- _Task brief_
Restate all the material verbatim, except for the pictures.

- _Provided material_
━━━━━━

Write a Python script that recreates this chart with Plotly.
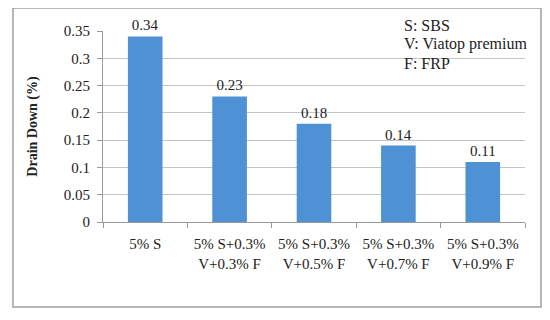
import plotly.graph_objects as go

categories = ["5% S", "5% S+0.3%<br>V+0.3% F", "5% S+0.3%<br>V+0.5% F",
              "5% S+0.3%<br>V+0.7% F", "5% S+0.3%<br>V+0.9% F"]
values = [0.34, 0.23, 0.18, 0.14, 0.11]
value_labels = ["0.34", "0.23", "0.18", "0.14", "0.11"]
tick_vals = [0, 0.05, 0.1, 0.15, 0.2, 0.25, 0.3, 0.35]
tick_text = ["0", "0.05", "0.1", "0.15", "0.2", "0.25", "0.3", "0.35"]
legend_lines = ["S: SBS", "V: Viatop premium", "F: FRP"]

FONT = "Liberation Serif"

fig = go.Figure()
fig.add_trace(go.Bar(
    x=categories, y=values,
    text=value_labels, textposition="outside",
    textfont=dict(family=FONT, size=15, color="#222"),
    marker=dict(color="#4f91d5", line=dict(width=0)),
    width=0.41, cliponaxis=False,
))

annots = []
for i, line in enumerate(legend_lines):
    annots.append(dict(xref="paper", yref="paper", x=0.7085,
                       y=[1.031, 0.932, 0.832][i],
                       xanchor="left", yanchor="middle", align="left",
                       showarrow=False, text=line,
                       font=dict(family=FONT, size=16, color="#222")))

fig.update_layout(
    width=542, height=312,
    margin=dict(l=95, r=25, t=23, b=98),
    paper_bgcolor="white", plot_bgcolor="white",
    showlegend=False,
    font=dict(family=FONT, size=15, color="#222"),
    xaxis=dict(showline=True, linecolor="#9a9a9a", linewidth=1,
               ticks="outside", ticklen=5, tickcolor="#9a9a9a",
               tickson="boundaries", showgrid=False,
               ticklabelstandoff=8,
               tickfont=dict(family=FONT, size=15, color="#222")),
    yaxis=dict(range=[0, 0.35], tickvals=tick_vals, ticktext=tick_text,
               showline=True, linecolor="#9a9a9a", linewidth=1,
               ticks="outside", ticklen=5, tickcolor="#9a9a9a",
               showgrid=True, gridcolor="#c4c4c4", gridwidth=1,
               zeroline=False, ticklabelstandoff=4,
               tickfont=dict(family=FONT, size=15, color="#222"),
               title=dict(text="<b>Drain Down (%)</b>",
                          font=dict(family=FONT, size=14, color="#222"),
                          standoff=22)),
    shapes=[dict(type="rect", xref="paper", yref="paper",
                 x0=-0.2133, x1=1.0379, y0=-0.445, y1=1.1204,
                 line=dict(color="#a0a0a0", width=1.5), fillcolor="rgba(0,0,0,0)",
                 layer="below")],
    annotations=annots,
)

fig.write_html("out.html")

━━━━━━

- _Exercise result_
Write a Python script that recreates this chart with Plotly.
import plotly.graph_objects as go

categories = ["5% S", "5% S+0.3%<br>V+0.3% F", "5% S+0.3%<br>V+0.5% F",
              "5% S+0.3%<br>V+0.7% F", "5% S+0.3%<br>V+0.9% F"]
values = [0.34, 0.23, 0.18, 0.14, 0.11]
value_labels = ["0.34", "0.23", "0.18", "0.14", "0.11"]
tick_vals = [0, 0.05, 0.1, 0.15, 0.2, 0.25, 0.3, 0.35]
tick_text = ["0", "0.05", "0.1", "0.15", "0.2", "0.25", "0.3", "0.35"]
legend_lines = ["S: SBS", "V: Viatop premium", "F: FRP"]

FONT = "Liberation Serif"

fig = go.Figure()
fig.add_trace(go.Bar(
    x=categories, y=values,
    text=value_labels, textposition="outside",
    textfont=dict(family=FONT, size=15, color="#222"),
    marker=dict(color="#4f91d5", line=dict(width=0)),
    width=0.41, cliponaxis=False,
))

annots = []
for i, line in enumerate(legend_lines):
    annots.append(dict(xref="paper", yref="paper", x=0.7085,
                       y=[1.031, 0.932, 0.832][i],
                       xanchor="left", yanchor="middle", align="left",
                       showarrow=False, text=line,
                       font=dict(family=FONT, size=16, color="#222")))

fig.update_layout(
    width=542, height=312,
    margin=dict(l=95, r=25, t=23, b=98),
    paper_bgcolor="white", plot_bgcolor="white",
    showlegend=False,
    font=dict(family=FONT, size=15, color="#222"),
    xaxis=dict(showline=True, linecolor="#9a9a9a", linewidth=1,
               ticks="outside", ticklen=5, tickcolor="#9a9a9a",
               tickson="boundaries", showgrid=False,
               ticklabelstandoff=8,
               tickfont=dict(family=FONT, size=15, color="#222")),
    yaxis=dict(range=[0, 0.35], tickvals=tick_vals, ticktext=tick_text,
               showline=True, linecolor="#9a9a9a", linewidth=1,
               ticks="outside", ticklen=5, tickcolor="#9a9a9a",
               showgrid=True, gridcolor="#c4c4c4", gridwidth=1,
               zeroline=False, ticklabelstandoff=4,
               tickfont=dict(family=FONT, size=15, color="#222"),
               title=dict(text="<b>Drain Down (%)</b>",
                          font=dict(family=FONT, size=14, color="#222"),
                          standoff=22)),
    shapes=[dict(type="rect", xref="paper", yref="paper",
                 x0=-0.2133, x1=1.0379, y0=-0.445, y1=1.1204,
                 line=dict(color="#a0a0a0", width=1.5), fillcolor="rgba(0,0,0,0)",
                 layer="below")],
    annotations=annots,
)

fig.write_html("out.html")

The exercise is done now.